#Competing Yeast Species
#A worksheet to facilitate analyzing the competing yeast species project in Section
#7.5.3 of the text. The goal is to use the data of Table 7.2 to estimate the
#parameters r1, K1, r2, K2, a, and b in equations (7.3)-(7.4).
#Load in the data. Missing population data is indicated with a -1.
load('comp_yeast_data.sage');
#Let's form amalgamated data sets for runs 1 and 2, for the Saccharomyces population
#alone (column 2), the Schizosaccharomyces population alone (column 4), the
#Saccharomyces population in competition (column 3), and the Schizosaccharomyces
#population in competition (column 5).
N0 = N1 + N2; #Total number of times/data points.
times = times1+times2; #Concatenate all times
sacc = sacc1+sacc2; #Concatenate Sacch data
saccind = list(zip(times,sacc)); #Arrange in (time, population) pairs.
schiz = schiz1+schiz2; #Concatenate Schiz data
schizind = list(zip(times,schiz)); #Arrange in (time, population) pairs.
saccm = saccmix1+saccmix2; #Concatenate Sacch data
saccmix = list(zip(times,saccm)); #Arrange in (time, population) pairs.
schizm = schizmix1+schizmix2; #Concatenate Schiz data
schizmix = list(zip(times,schizm)); #Arrange in (time, population) pairs.
#We can plot the data. For example, for the saccharomyces population growing in
#isolation. Also, limit view to 0 to 60 in time, 0 to 15 in population.
list_plot(saccind).show(xmin=0,xmax=60,ymin=0,ymax=15);
#A similar plot can be constructed for the schizosaccharomyces population in
#isolation, or either species in competition.
#Estimate Growth Parameters for Saccharomyces: We can estimate the parameters
#r1 and K1 for the logistic growth model for the saccharomyces population
#using the corresponding data.
#The solution to the logistic ODE u' = r1*u*(1-u/K1) with initial data u(t0) = u0 is
var('t r1 K1 u0 t0'); #Declare t as symbolic variable, t0,u0,r1,K1 too.

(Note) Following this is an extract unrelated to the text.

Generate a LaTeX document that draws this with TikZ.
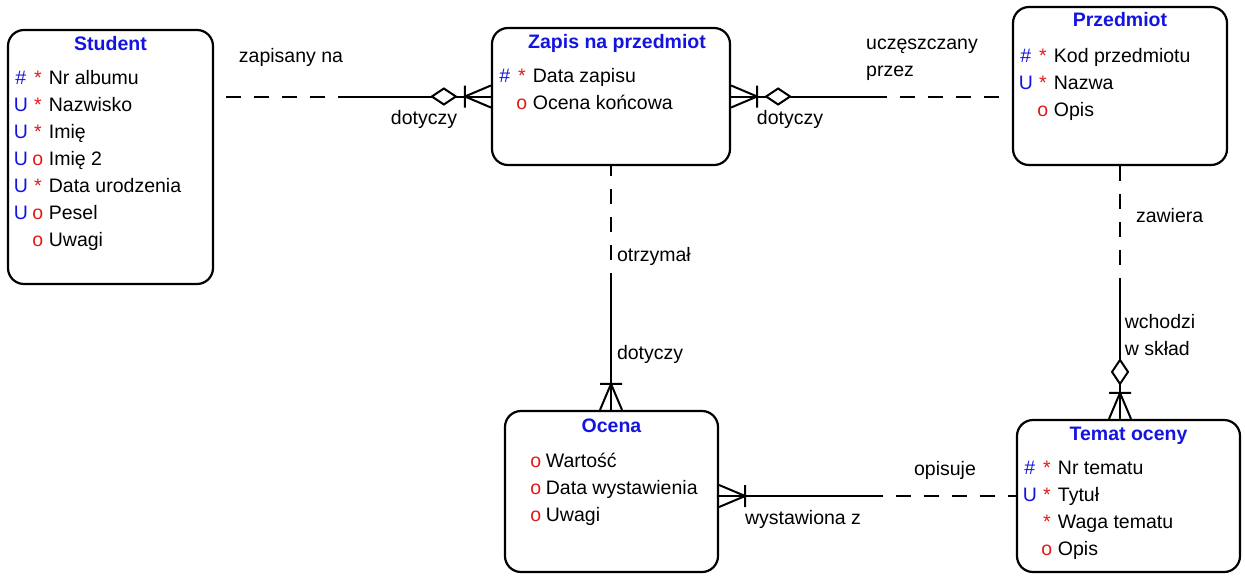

usol(t) = K1*u0/(exp(-r1*(t-t0))*(K1-u0)+u0);
#The initial data could be taken as any (time, population) data point, but
#we'll use the first:
t0 = times[0];
u0 = sacc[0];
#The solution with this initial data is
u1sol(t) = K1*u0/(exp(-r1*(t-t0))*(K1-u0)+u0);
#A plot or even a glance at the data suggests that K1 is around 12 to 14. To
#estimate K1 and r1 more carefully, we can use the "find_fit" command, that performs
#a least squares fit of u1sol(t) to the data by adjusting r1 and K1.
#But first, we must filter out the "no data" points by excluding those with population = -1
saccpos = [[times[i],sacc[i]] for i in range(N0) if sacc[i]>0]
#Now fit the model
sol = find_fit(saccpos,u1sol,parameters=[r1,K1],initial_guess=[0.5,14.0]) #Fit the model by adjusting r1 and K1
r1best = sol[0].rhs();
K1best = sol[1].rhs();
bestu1(t) = u1sol(r1=r1best,K1=K1best) #Define the best fit function of the form in "model"
#Plot the best fit u1(t) and the data.
p1 = list_plot(saccind);
p2 = plot(bestu1(t),(t,0,60),color='red');
(p1+p2).show(xmin=0,xmax=60,ymin=0,ymax=15);
#A similar procedure can be used to estimate r2 and K2 for the schizosaccharomyces data,
#using (for example) the data point t0 = 16, u0 = 1 as an "initial" data point.
#The Competition Parameters a and b: The ODEs that govern the competing species system are
var('a b r2 K2');
u1 = function('u1')(t);
u2 = function('u2')(t);
de1 = diff(u1,t) == r1*u1*(1-u1/K1 - a*u2/K1)
de2 = diff(u2,t) == r2*u2*(1-u2/K2 - b*u1/K2)
#A closed-form solution cannot be obtained, but a guess-and-plot approach based on
#solving these ODEs numerically can work, using the values for r1, K1, r2, K2 found above.